Local Container Pipeline Execution¶
Execute pipelines using Docker containers with optional parallel processing - perfect for testing container-based deployments locally with environment isolation.
Installation Required
Container execution requires the optional Docker dependency:
Container Setup Made Simple
Just build a Docker image from your project root - it automatically includes your code, dependencies, and environment!
Getting Started¶
Basic Configuration¶
Simple Example¶
from runnable import Pipeline, PythonTask
def hello_from_container():
import platform
print(f"Hello from container running: {platform.platform()}")
return "success"
def main():
task = PythonTask(
function=hello_from_container,
name="hello"
)
pipeline = Pipeline(steps=[task])
pipeline.execute()
if __name__ == "__main__":
main()
Run the pipeline:
Container Isolation
Each task runs in a fresh container, giving you clean isolation between steps.
Why Use Containers Locally?¶
Perfect for Production Testing
Environment reproduction: Test exactly what runs in production
- ✅ Dependency isolation: Each step gets a clean container environment
- ✅ Local validation: Catch container issues before cloud deployment
- ✅ Multiple environments: Different containers for different pipeline steps
Execution Models
Sequential (Default):
- 🔄 One step at a time: Tasks run sequentially for simplicity
- 🐳 Container per step: Each task gets a fresh, isolated container
- 💻 Local resources: Uses your machine's CPU/memory limits
Parallel (Optional):
- ⚡ Parallel branches:
parallelandmapnodes can run simultaneously - 🐳 Multiple containers: Each branch gets its own container
- 📋 Requires compatible run log store: Use
chunked-fsfor parallel writes
Parallel Execution¶
Enable parallel processing for container-based workflows:
from runnable import Pipeline, PythonTask, Parallel
def process_in_container(data_chunk):
import platform
print(f"Processing chunk {data_chunk} on {platform.platform()}")

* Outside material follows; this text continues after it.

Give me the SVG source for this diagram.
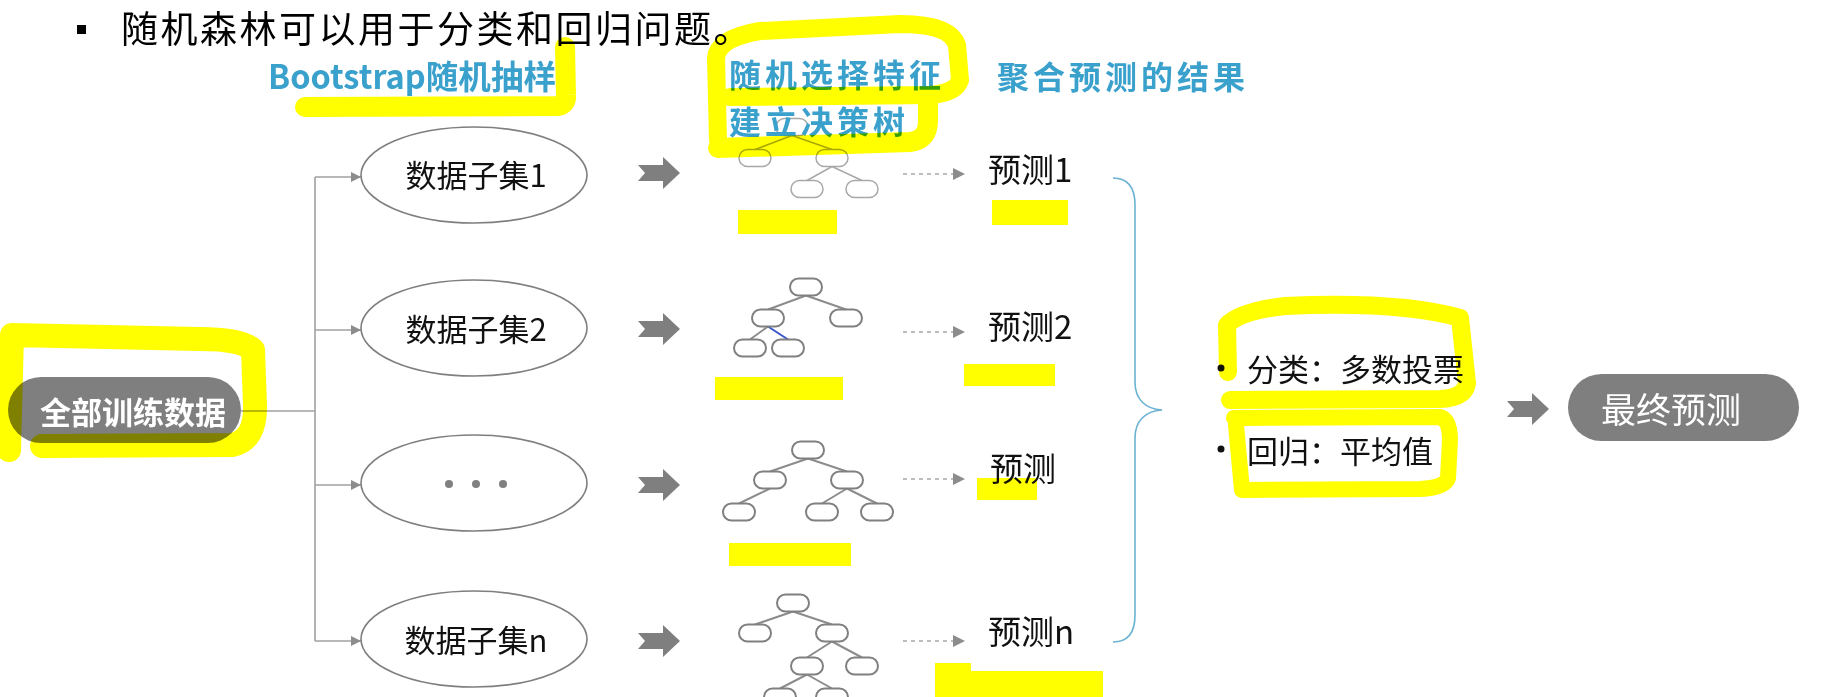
<svg xmlns="http://www.w3.org/2000/svg" width="1843" height="697" viewBox="0 0 1843 697">
<style>
text{font-family:"Noto Sans CJK SC","Noto Sans",sans-serif;dominant-baseline:central}
.title{font-size:37px;fill:#000;letter-spacing:2.5px}
.hdr{font-size:32px;font-weight:bold;fill:#3aa0cc;letter-spacing:4px}
.hdrb{font-size:33px;font-weight:bold;fill:#3aa0cc}
.et{font-size:31px;fill:#111;text-anchor:middle}
.pt{font-size:33px;fill:#111}
.bt{font-size:31px;fill:#111}
.pill{fill:#7f7f7f}
.pillt{fill:#fff;text-anchor:middle}
.ell{fill:#fff;stroke:#7f7f7f;stroke-width:1.6}
.conn{fill:none;stroke:#a0a0a0;stroke-width:1.6}
.dash{fill:none;stroke:#a6a6a6;stroke-width:1.6;stroke-dasharray:4 4}
.blk{fill:#7f7f7f}
.nd{fill:#fff;stroke:#808080;stroke-width:2}
.nd1{fill:#fff;stroke:#a8a8a8;stroke-width:1.5}
.tl{fill:none;stroke:#8c8c8c;stroke-width:2}
.tl1{fill:none;stroke:#a8a8a8;stroke-width:1.5}
.brace{fill:none;stroke:#6ab2d2;stroke-width:1.6}
.hl{mix-blend-mode:multiply}
.hls{fill:none;stroke:#ffff00;stroke-linejoin:round;stroke-linecap:round}
.hlf{fill:#ffff00}
</style>
<defs>
<marker id="tri" viewBox="0 0 10 10" refX="10" refY="5" markerWidth="13" markerHeight="10" markerUnits="userSpaceOnUse" orient="auto"><path d="M0,0 L10,5 L0,10 Z" fill="#8c8c8c"/></marker>
<marker id="tri2" viewBox="0 0 10 10" refX="10" refY="5" markerWidth="12" markerHeight="13" markerUnits="userSpaceOnUse" orient="auto"><path d="M0,0 L10,5 L0,10 Z" fill="#8c8c8c"/></marker>
<path id="barrow" d="M0,-8 L25,-8 L25,-16 L42,0 L25,16 L25,8 L0,8 L7,0 Z"/>
</defs>
<rect width="1843" height="697" fill="#fff"/>

<g id="title">
<rect x="77" y="25" width="9" height="9" fill="#000"/>
<text class="title" x="121" y="27">随机森林可以用于分类和回归问题。</text>
</g>

<g id="connectors">
<path class="conn" d="M241,411 L315,411"/>
<path class="conn" d="M315,177 L315,641"/>
<path class="conn" d="M315,177 L361,177" marker-end="url(#tri)"/>
<path class="conn" d="M315,330 L361,330" marker-end="url(#tri)"/>
<path class="conn" d="M315,485 L361,485" marker-end="url(#tri)"/>
<path class="conn" d="M315,641 L361,641" marker-end="url(#tri)"/>
<path class="dash" d="M903,174 L965,174" marker-end="url(#tri2)"/>
<path class="dash" d="M903,332 L965,332" marker-end="url(#tri2)"/>
<path class="dash" d="M903,479 L965,479" marker-end="url(#tri2)"/>
<path class="dash" d="M903,641 L965,641" marker-end="url(#tri2)"/>
<use href="#barrow" class="blk" x="638" y="173"/>
<use href="#barrow" class="blk" x="638" y="329"/>
<use href="#barrow" class="blk" x="638" y="485"/>
<use href="#barrow" class="blk" x="638" y="641"/>
<use href="#barrow" class="blk" x="1507" y="409"/>
</g>

<g id="all-data">
<rect class="pill" x="8" y="377" width="233" height="66" rx="33"/>
<text class="pillt" x="133" y="410" font-size="31" font-weight="bold">全部训练数据</text>
</g>

<g id="subset1"><ellipse class="ell" cx="474" cy="175" rx="113" ry="48"/><text class="et" x="476" y="173">数据子集1</text></g>
<g id="subset2"><ellipse class="ell" cx="474" cy="328" rx="113" ry="48"/><text class="et" x="476" y="327">数据子集2</text></g>
<g id="subset3"><ellipse class="ell" cx="474" cy="483" rx="113" ry="48"/>
<circle cx="449" cy="484" r="4" fill="#808080"/><circle cx="476" cy="484" r="4" fill="#808080"/><circle cx="503" cy="484" r="4" fill="#808080"/></g>
<g id="subsetn"><ellipse class="ell" cx="474" cy="639" rx="113" ry="48"/><text class="et" x="476" y="638">数据子集n</text></g>

<g id="tree1">
<path class="tl1" d="M792,135.5 L755,149.5 M792,135.5 L832,149.5 M832,166.5 L807,180.5 M832,166.5 L862,180.5"/>
<rect class="nd1" x="776" y="118.5" width="32" height="17" rx="8.5"/>
<rect class="nd1" x="739" y="149.5" width="32" height="17" rx="8.5"/>
<rect class="nd1" x="816" y="149.5" width="32" height="17" rx="8.5"/>
<rect class="nd1" x="791" y="180.5" width="32" height="17" rx="8.5"/>
<rect class="nd1" x="846" y="180.5" width="32" height="17" rx="8.5"/>
</g>
<g id="tree2">
<path class="tl" d="M806,295.5 L768,309.5 M806,295.5 L846,309.5 M768,326.5 L750,339.5"/>
<path fill="none" stroke="#3a56c8" stroke-width="2" d="M768,326.5 L788,339.5"/>
<rect class="nd" x="790" y="278.5" width="32" height="17" rx="8.5"/>
<rect class="nd" x="752" y="309.5" width="32" height="17" rx="8.5"/>
<rect class="nd" x="830" y="309.5" width="32" height="17" rx="8.5"/>
<rect class="nd" x="734" y="339.5" width="32" height="17" rx="8.5"/>
<rect class="nd" x="772" y="339.5" width="32" height="17" rx="8.5"/>
</g>
<g id="tree3">
<path class="tl" d="M808,458.5 L770,471.5 M808,458.5 L847,471.5 M770,488.5 L739,503.5 M847,488.5 L822,503.5 M847,488.5 L877,503.5"/>
<rect class="nd" x="792" y="441.5" width="32" height="17" rx="8.5"/>
<rect class="nd" x="754" y="471.5" width="32" height="17" rx="8.5"/>
<rect class="nd" x="831" y="471.5" width="32" height="17" rx="8.5"/>
<rect class="nd" x="723" y="503.5" width="32" height="17" rx="8.5"/>
<rect class="nd" x="806" y="503.5" width="32" height="17" rx="8.5"/>
<rect class="nd" x="861" y="503.5" width="32" height="17" rx="8.5"/>
</g>
<g id="treen">
<path class="tl" d="M793,611.5 L755,624.5 M793,611.5 L832,624.5 M832,641.5 L807,657.5 M832,641.5 L862,657.5 M807,674.5 L780,688.5 M807,674.5 L832,688.5"/>
<rect class="nd" x="777" y="594.5" width="32" height="17" rx="8.5"/>
<rect class="nd" x="739" y="624.5" width="32" height="17" rx="8.5"/>
<rect class="nd" x="816" y="624.5" width="32" height="17" rx="8.5"/>
<rect class="nd" x="791" y="657.5" width="32" height="17" rx="8.5"/>
<rect class="nd" x="846" y="657.5" width="32" height="17" rx="8.5"/>
<rect class="nd" x="764" y="688.5" width="32" height="17" rx="8.5"/>
<rect class="nd" x="816" y="688.5" width="32" height="17" rx="8.5"/>
</g>

<g id="headers">
<text class="hdrb" x="268" y="75" textLength="288" lengthAdjust="spacingAndGlyphs">Bootstrap随机抽样</text>
<text class="hdr" x="729" y="73">随机选择特征</text>
<text class="hdr" x="729" y="120">建立决策树</text>
<text class="hdr" x="997" y="75">聚合预测的结果</text>
</g>

<g id="pred1"><text class="pt" x="988" y="168">预测1</text></g>
<g id="pred2"><text class="pt" x="988" y="325">预测2</text></g>
<g id="pred3"><text class="pt" x="990" y="467">预测</text></g>
<g id="predn"><text class="pt" x="988" y="630">预测n</text></g>

<g id="brace"><path class="brace" d="M1113,178 C1128,178 1135,188 1135,205 L1135,382 C1135,399 1145,409 1162,410 C1145,411 1135,421 1135,438 L1135,615 C1135,632 1128,642 1113,642"/></g>

<g id="aggregate">
<circle cx="1221" cy="368" r="3.5" fill="#111"/>
<text class="bt" x="1247" y="367">分类：多数投票</text>
<circle cx="1221" cy="449" r="3.5" fill="#111"/>
<text class="bt" x="1247" y="449">回归：平均值</text>
</g>

<g id="final">
<rect class="pill" x="1568" y="374" width="231" height="67" rx="33.5"/>
<text class="pillt" x="1671" y="407" font-size="35">最终预测</text>
</g>

<g id="highlights" class="hl">
<path class="hls" stroke-width="20" d="M305,107 L558,106 Q567,104 566,95 L565,47"/>
<path class="hls" stroke-width="18" d="M718,140 L716,58 Q718,38 760,31 L900,24 Q950,24 957,45 L960,80 Q956,93 930,95 L730,97"/>
<path class="hls" stroke-width="20" d="M718,148 L910,142 Q928,140 928,121 L928,104"/>
<rect class="hlf" x="738" y="210" width="99" height="24"/>
<rect class="hlf" x="992" y="200" width="76" height="25"/>
<rect class="hlf" x="715" y="377" width="128" height="23"/>
<rect class="hlf" x="964" y="364" width="91" height="22"/>
<rect class="hlf" x="729" y="543" width="122" height="23"/>
<rect class="hlf" x="977" y="478" width="60" height="22"/>
<rect class="hlf" x="935" y="671" width="168" height="26"/>
<rect class="hlf" x="935" y="663" width="36" height="12"/>
<path class="hls" stroke-width="24" d="M42,446 L232,445 Q256,440 255,405 L253,350 Q242,339 200,339 L12,335 L9,450"/>
<path class="hls" stroke-width="18" d="M1228,372 L1227,325 Q1240,311 1285,306 Q1400,301 1460,318 L1467,383 Q1465,398 1440,399 L1230,400"/>
<path class="hls" stroke-width="16" d="M1234,418 L1440,417 Q1450,420 1450,440 L1448,478 Q1445,488 1420,489 L1242,490 L1236,425"/>
</g>
</svg>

return f"processed_{data_chunk}"
def main():
# Parallel branches that run in separate containers
parallel_node = Parallel(
name="container_parallel",
branches={
"process_a": [PythonTask(function=process_in_container, name="task_a")],
"process_b": [PythonTask(function=process_in_container, name="task_b")],
"process_c": [PythonTask(function=process_in_container, name="task_c")]
}
)
pipeline = Pipeline(steps=[parallel_node])
# Execute with parallel container support
pipeline.execute(configuration_file="parallel_container.yaml")
return pipeline
if __name__ == "__main__":
main()
Run with parallel containers:
# Build your image first
docker build -t my-project:latest .
# Execute the pipeline
uv run pipeline.py
Parallel Container Benefits
- True isolation: Each parallel branch runs in its own container
- Resource utilization: Uses multiple CPU cores simultaneously
- Production testing: Test parallel behavior before deploying to Kubernetes
Advanced Usage¶
Dynamic Container Images¶
Runtime Image Selection
Use different images at runtime with environment variables:
Step-Specific Containers¶
Different steps can use different container images - useful when you need specialized environments for different parts of your pipeline.
How it works:
- Define multiple configurations in your config file using
overrides - Reference the override in your task using the
overridesparameter - Each task runs in its specified container environment
from runnable import Pipeline, ShellTask
def main():
# Uses default Python container (from main config)
step1 = ShellTask(
name="python_analysis",
command="python --version && python analyze.py"
)
# Uses specialized R container (from "r_override" configuration)
step2 = ShellTask(
name="r_modeling",
command="Rscript model.R",
overrides={"local-container": "r_override"} # References config below
)
pipeline = Pipeline(steps=[step1, step2])
pipeline.execute()
if __name__ == "__main__":
main()
Understanding the Override
overrides={"local-container": "r_override"} means:
- "local-container": The executor type we're overriding
- "r_override": The name of the override configuration (defined in config.yaml)
- Result: This task will use the R container instead of the default Python container
Debugging Failed Containers¶
Debug Failed Containers
Keep containers around for debugging:
pipeline-executor:
type: local-container
config:
docker_image: "my-project:latest"
auto_remove_container: false # Keep failed containers
Then inspect the failed container:
Configuration Reference¶
pipeline-executor:
type: local-container
config:
docker_image: "my-project:latest" # Required: Docker image to use
enable_parallel: false # Enable parallel execution
auto_remove_container: true # Remove containers after execution
environment: # Environment variables for containers
VAR_NAME: "value"
overrides: # Step-specific configurations
alt_config:
docker_image: "alternative:latest"
auto_remove_container: false
environment:
SPECIAL_VAR: "special_value"
When to Use Local Container¶
Choose Local Container When
- Testing container-based deployments before going to cloud
- Need environment isolation between pipeline steps
- Want to replicate production container behavior locally
- Different steps require different software environments
Use Regular Local Executor When
- Simple development and experimentation
- All steps use the same environment
- Want fastest possible execution (no container overhead)
Upgrade to Cloud Executors When
- Need true parallel execution (Argo)
- Want distributed compute resources
- Running production workloads